* begin *

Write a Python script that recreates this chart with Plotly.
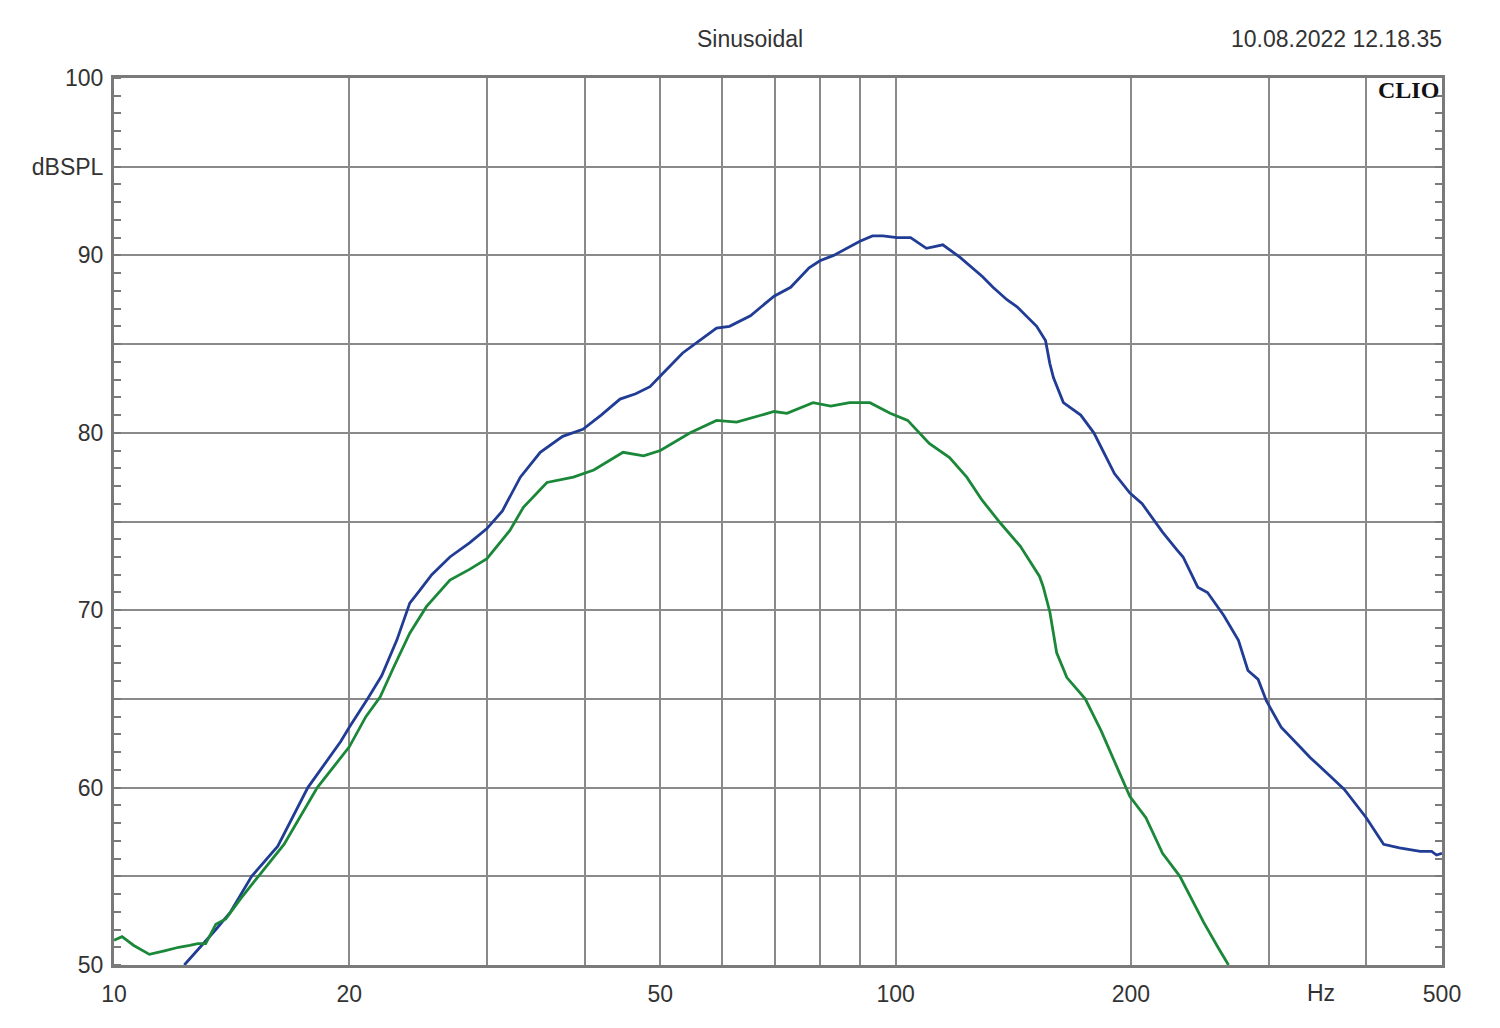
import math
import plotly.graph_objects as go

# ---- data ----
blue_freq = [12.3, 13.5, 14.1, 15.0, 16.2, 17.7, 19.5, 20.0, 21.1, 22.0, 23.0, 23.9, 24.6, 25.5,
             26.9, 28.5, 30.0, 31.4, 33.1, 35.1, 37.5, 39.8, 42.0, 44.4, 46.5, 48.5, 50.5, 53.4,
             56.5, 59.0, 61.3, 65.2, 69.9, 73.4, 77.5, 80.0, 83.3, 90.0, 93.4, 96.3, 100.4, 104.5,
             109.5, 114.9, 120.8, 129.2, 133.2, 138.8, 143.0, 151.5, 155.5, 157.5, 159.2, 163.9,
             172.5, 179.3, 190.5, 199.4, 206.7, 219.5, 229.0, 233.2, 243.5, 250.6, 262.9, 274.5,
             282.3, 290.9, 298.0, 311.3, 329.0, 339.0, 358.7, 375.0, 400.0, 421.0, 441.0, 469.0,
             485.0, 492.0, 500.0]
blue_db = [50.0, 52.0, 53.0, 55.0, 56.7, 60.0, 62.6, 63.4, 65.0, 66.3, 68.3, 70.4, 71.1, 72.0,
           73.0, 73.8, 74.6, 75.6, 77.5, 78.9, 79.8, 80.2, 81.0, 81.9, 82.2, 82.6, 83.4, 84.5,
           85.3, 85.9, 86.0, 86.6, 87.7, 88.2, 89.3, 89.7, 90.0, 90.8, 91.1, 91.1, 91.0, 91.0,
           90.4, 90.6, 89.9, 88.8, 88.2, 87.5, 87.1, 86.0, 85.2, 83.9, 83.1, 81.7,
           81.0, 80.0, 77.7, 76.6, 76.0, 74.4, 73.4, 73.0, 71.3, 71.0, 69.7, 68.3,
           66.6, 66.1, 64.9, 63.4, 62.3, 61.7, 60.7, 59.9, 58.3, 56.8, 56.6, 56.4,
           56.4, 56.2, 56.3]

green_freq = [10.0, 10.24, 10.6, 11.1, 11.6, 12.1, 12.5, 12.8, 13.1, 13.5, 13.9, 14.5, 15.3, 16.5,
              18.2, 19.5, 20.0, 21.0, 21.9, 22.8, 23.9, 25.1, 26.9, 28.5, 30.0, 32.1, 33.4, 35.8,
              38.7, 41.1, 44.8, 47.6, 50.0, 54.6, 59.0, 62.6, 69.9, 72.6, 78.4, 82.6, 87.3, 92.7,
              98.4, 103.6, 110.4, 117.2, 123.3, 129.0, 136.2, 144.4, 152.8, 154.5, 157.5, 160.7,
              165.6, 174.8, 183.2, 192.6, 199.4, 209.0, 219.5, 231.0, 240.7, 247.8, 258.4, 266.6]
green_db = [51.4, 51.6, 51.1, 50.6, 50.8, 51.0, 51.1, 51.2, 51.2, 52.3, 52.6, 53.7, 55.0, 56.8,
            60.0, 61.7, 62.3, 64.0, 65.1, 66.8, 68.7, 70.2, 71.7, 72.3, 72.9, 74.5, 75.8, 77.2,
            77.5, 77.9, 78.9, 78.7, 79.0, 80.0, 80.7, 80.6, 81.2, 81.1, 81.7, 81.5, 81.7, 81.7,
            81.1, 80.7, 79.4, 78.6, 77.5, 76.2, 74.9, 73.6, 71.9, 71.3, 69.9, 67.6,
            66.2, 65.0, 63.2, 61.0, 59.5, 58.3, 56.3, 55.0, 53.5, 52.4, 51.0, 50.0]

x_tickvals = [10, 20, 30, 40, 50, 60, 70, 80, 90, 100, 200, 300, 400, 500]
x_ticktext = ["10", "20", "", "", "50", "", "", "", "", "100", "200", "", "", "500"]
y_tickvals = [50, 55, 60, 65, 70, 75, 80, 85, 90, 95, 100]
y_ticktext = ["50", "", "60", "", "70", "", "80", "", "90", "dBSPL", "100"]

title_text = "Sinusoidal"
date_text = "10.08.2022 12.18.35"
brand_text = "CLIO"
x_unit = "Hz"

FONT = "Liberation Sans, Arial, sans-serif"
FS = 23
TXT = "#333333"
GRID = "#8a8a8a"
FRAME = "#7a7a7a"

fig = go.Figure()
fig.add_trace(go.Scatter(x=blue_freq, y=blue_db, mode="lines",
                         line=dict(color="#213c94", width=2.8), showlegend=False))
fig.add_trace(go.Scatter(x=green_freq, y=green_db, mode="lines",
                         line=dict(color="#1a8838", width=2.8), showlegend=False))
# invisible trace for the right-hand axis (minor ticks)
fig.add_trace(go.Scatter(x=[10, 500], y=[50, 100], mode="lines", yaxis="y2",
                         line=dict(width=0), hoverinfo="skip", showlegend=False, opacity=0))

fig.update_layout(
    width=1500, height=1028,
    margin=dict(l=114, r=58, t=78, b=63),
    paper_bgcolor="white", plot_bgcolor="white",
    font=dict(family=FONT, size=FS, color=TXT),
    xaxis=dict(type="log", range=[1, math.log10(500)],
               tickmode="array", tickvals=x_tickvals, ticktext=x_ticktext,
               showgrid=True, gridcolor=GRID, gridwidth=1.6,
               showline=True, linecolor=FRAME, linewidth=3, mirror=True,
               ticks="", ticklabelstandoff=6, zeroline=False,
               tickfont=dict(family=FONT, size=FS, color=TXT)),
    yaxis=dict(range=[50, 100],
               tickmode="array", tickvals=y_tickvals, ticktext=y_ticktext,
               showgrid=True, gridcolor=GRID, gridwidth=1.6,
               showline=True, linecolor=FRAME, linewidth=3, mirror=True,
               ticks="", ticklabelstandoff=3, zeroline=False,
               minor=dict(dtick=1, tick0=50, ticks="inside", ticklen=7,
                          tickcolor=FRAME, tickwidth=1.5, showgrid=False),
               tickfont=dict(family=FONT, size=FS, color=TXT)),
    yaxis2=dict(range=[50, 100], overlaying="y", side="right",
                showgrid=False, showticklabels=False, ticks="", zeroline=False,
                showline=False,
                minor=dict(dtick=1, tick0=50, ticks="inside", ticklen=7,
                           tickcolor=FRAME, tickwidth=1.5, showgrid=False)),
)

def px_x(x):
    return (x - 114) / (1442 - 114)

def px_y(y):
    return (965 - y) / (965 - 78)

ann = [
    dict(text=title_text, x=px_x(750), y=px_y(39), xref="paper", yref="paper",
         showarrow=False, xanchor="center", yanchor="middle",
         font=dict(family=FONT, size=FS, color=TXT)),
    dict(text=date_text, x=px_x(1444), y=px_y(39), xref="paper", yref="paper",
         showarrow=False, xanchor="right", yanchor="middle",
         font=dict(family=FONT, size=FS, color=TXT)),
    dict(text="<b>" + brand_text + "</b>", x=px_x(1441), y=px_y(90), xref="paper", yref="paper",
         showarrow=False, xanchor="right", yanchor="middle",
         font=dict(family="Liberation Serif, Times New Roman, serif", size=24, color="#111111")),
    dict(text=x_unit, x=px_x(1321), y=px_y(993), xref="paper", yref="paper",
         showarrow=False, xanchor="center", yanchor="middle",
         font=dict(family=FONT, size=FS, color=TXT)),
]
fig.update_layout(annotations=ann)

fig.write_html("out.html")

* end *

Give an exact reproduction of every line, leaving out any picture.

Write a Python script that recreates this chart with Plotly.
import math
import plotly.graph_objects as go

# ---- data ----
blue_freq = [12.3, 13.5, 14.1, 15.0, 16.2, 17.7, 19.5, 20.0, 21.1, 22.0, 23.0, 23.9, 24.6, 25.5,
             26.9, 28.5, 30.0, 31.4, 33.1, 35.1, 37.5, 39.8, 42.0, 44.4, 46.5, 48.5, 50.5, 53.4,
             56.5, 59.0, 61.3, 65.2, 69.9, 73.4, 77.5, 80.0, 83.3, 90.0, 93.4, 96.3, 100.4, 104.5,
             109.5, 114.9, 120.8, 129.2, 133.2, 138.8, 143.0, 151.5, 155.5, 157.5, 159.2, 163.9,
             172.5, 179.3, 190.5, 199.4, 206.7, 219.5, 229.0, 233.2, 243.5, 250.6, 262.9, 274.5,
             282.3, 290.9, 298.0, 311.3, 329.0, 339.0, 358.7, 375.0, 400.0, 421.0, 441.0, 469.0,
             485.0, 492.0, 500.0]
blue_db = [50.0, 52.0, 53.0, 55.0, 56.7, 60.0, 62.6, 63.4, 65.0, 66.3, 68.3, 70.4, 71.1, 72.0,
           73.0, 73.8, 74.6, 75.6, 77.5, 78.9, 79.8, 80.2, 81.0, 81.9, 82.2, 82.6, 83.4, 84.5,
           85.3, 85.9, 86.0, 86.6, 87.7, 88.2, 89.3, 89.7, 90.0, 90.8, 91.1, 91.1, 91.0, 91.0,
           90.4, 90.6, 89.9, 88.8, 88.2, 87.5, 87.1, 86.0, 85.2, 83.9, 83.1, 81.7,
           81.0, 80.0, 77.7, 76.6, 76.0, 74.4, 73.4, 73.0, 71.3, 71.0, 69.7, 68.3,
           66.6, 66.1, 64.9, 63.4, 62.3, 61.7, 60.7, 59.9, 58.3, 56.8, 56.6, 56.4,
           56.4, 56.2, 56.3]

green_freq = [10.0, 10.24, 10.6, 11.1, 11.6, 12.1, 12.5, 12.8, 13.1, 13.5, 13.9, 14.5, 15.3, 16.5,
              18.2, 19.5, 20.0, 21.0, 21.9, 22.8, 23.9, 25.1, 26.9, 28.5, 30.0, 32.1, 33.4, 35.8,
              38.7, 41.1, 44.8, 47.6, 50.0, 54.6, 59.0, 62.6, 69.9, 72.6, 78.4, 82.6, 87.3, 92.7,
              98.4, 103.6, 110.4, 117.2, 123.3, 129.0, 136.2, 144.4, 152.8, 154.5, 157.5, 160.7,
              165.6, 174.8, 183.2, 192.6, 199.4, 209.0, 219.5, 231.0, 240.7, 247.8, 258.4, 266.6]
green_db = [51.4, 51.6, 51.1, 50.6, 50.8, 51.0, 51.1, 51.2, 51.2, 52.3, 52.6, 53.7, 55.0, 56.8,
            60.0, 61.7, 62.3, 64.0, 65.1, 66.8, 68.7, 70.2, 71.7, 72.3, 72.9, 74.5, 75.8, 77.2,
            77.5, 77.9, 78.9, 78.7, 79.0, 80.0, 80.7, 80.6, 81.2, 81.1, 81.7, 81.5, 81.7, 81.7,
            81.1, 80.7, 79.4, 78.6, 77.5, 76.2, 74.9, 73.6, 71.9, 71.3, 69.9, 67.6,
            66.2, 65.0, 63.2, 61.0, 59.5, 58.3, 56.3, 55.0, 53.5, 52.4, 51.0, 50.0]

x_tickvals = [10, 20, 30, 40, 50, 60, 70, 80, 90, 100, 200, 300, 400, 500]
x_ticktext = ["10", "20", "", "", "50", "", "", "", "", "100", "200", "", "", "500"]
y_tickvals = [50, 55, 60, 65, 70, 75, 80, 85, 90, 95, 100]
y_ticktext = ["50", "", "60", "", "70", "", "80", "", "90", "dBSPL", "100"]

title_text = "Sinusoidal"
date_text = "10.08.2022 12.18.35"
brand_text = "CLIO"
x_unit = "Hz"

FONT = "Liberation Sans, Arial, sans-serif"
FS = 23
TXT = "#333333"
GRID = "#8a8a8a"
FRAME = "#7a7a7a"

fig = go.Figure()
fig.add_trace(go.Scatter(x=blue_freq, y=blue_db, mode="lines",
                         line=dict(color="#213c94", width=2.8), showlegend=False))
fig.add_trace(go.Scatter(x=green_freq, y=green_db, mode="lines",
                         line=dict(color="#1a8838", width=2.8), showlegend=False))
# invisible trace for the right-hand axis (minor ticks)
fig.add_trace(go.Scatter(x=[10, 500], y=[50, 100], mode="lines", yaxis="y2",
                         line=dict(width=0), hoverinfo="skip", showlegend=False, opacity=0))

fig.update_layout(
    width=1500, height=1028,
    margin=dict(l=114, r=58, t=78, b=63),
    paper_bgcolor="white", plot_bgcolor="white",
    font=dict(family=FONT, size=FS, color=TXT),
    xaxis=dict(type="log", range=[1, math.log10(500)],
               tickmode="array", tickvals=x_tickvals, ticktext=x_ticktext,
               showgrid=True, gridcolor=GRID, gridwidth=1.6,
               showline=True, linecolor=FRAME, linewidth=3, mirror=True,
               ticks="", ticklabelstandoff=6, zeroline=False,
               tickfont=dict(family=FONT, size=FS, color=TXT)),
    yaxis=dict(range=[50, 100],
               tickmode="array", tickvals=y_tickvals, ticktext=y_ticktext,
               showgrid=True, gridcolor=GRID, gridwidth=1.6,
               showline=True, linecolor=FRAME, linewidth=3, mirror=True,
               ticks="", ticklabelstandoff=3, zeroline=False,
               minor=dict(dtick=1, tick0=50, ticks="inside", ticklen=7,
                          tickcolor=FRAME, tickwidth=1.5, showgrid=False),
               tickfont=dict(family=FONT, size=FS, color=TXT)),
    yaxis2=dict(range=[50, 100], overlaying="y", side="right",
                showgrid=False, showticklabels=False, ticks="", zeroline=False,
                showline=False,
                minor=dict(dtick=1, tick0=50, ticks="inside", ticklen=7,
                           tickcolor=FRAME, tickwidth=1.5, showgrid=False)),
)

def px_x(x):
    return (x - 114) / (1442 - 114)

def px_y(y):
    return (965 - y) / (965 - 78)

ann = [
    dict(text=title_text, x=px_x(750), y=px_y(39), xref="paper", yref="paper",
         showarrow=False, xanchor="center", yanchor="middle",
         font=dict(family=FONT, size=FS, color=TXT)),
    dict(text=date_text, x=px_x(1444), y=px_y(39), xref="paper", yref="paper",
         showarrow=False, xanchor="right", yanchor="middle",
         font=dict(family=FONT, size=FS, color=TXT)),
    dict(text="<b>" + brand_text + "</b>", x=px_x(1441), y=px_y(90), xref="paper", yref="paper",
         showarrow=False, xanchor="right", yanchor="middle",
         font=dict(family="Liberation Serif, Times New Roman, serif", size=24, color="#111111")),
    dict(text=x_unit, x=px_x(1321), y=px_y(993), xref="paper", yref="paper",
         showarrow=False, xanchor="center", yanchor="middle",
         font=dict(family=FONT, size=FS, color=TXT)),
]
fig.update_layout(annotations=ann)

fig.write_html("out.html")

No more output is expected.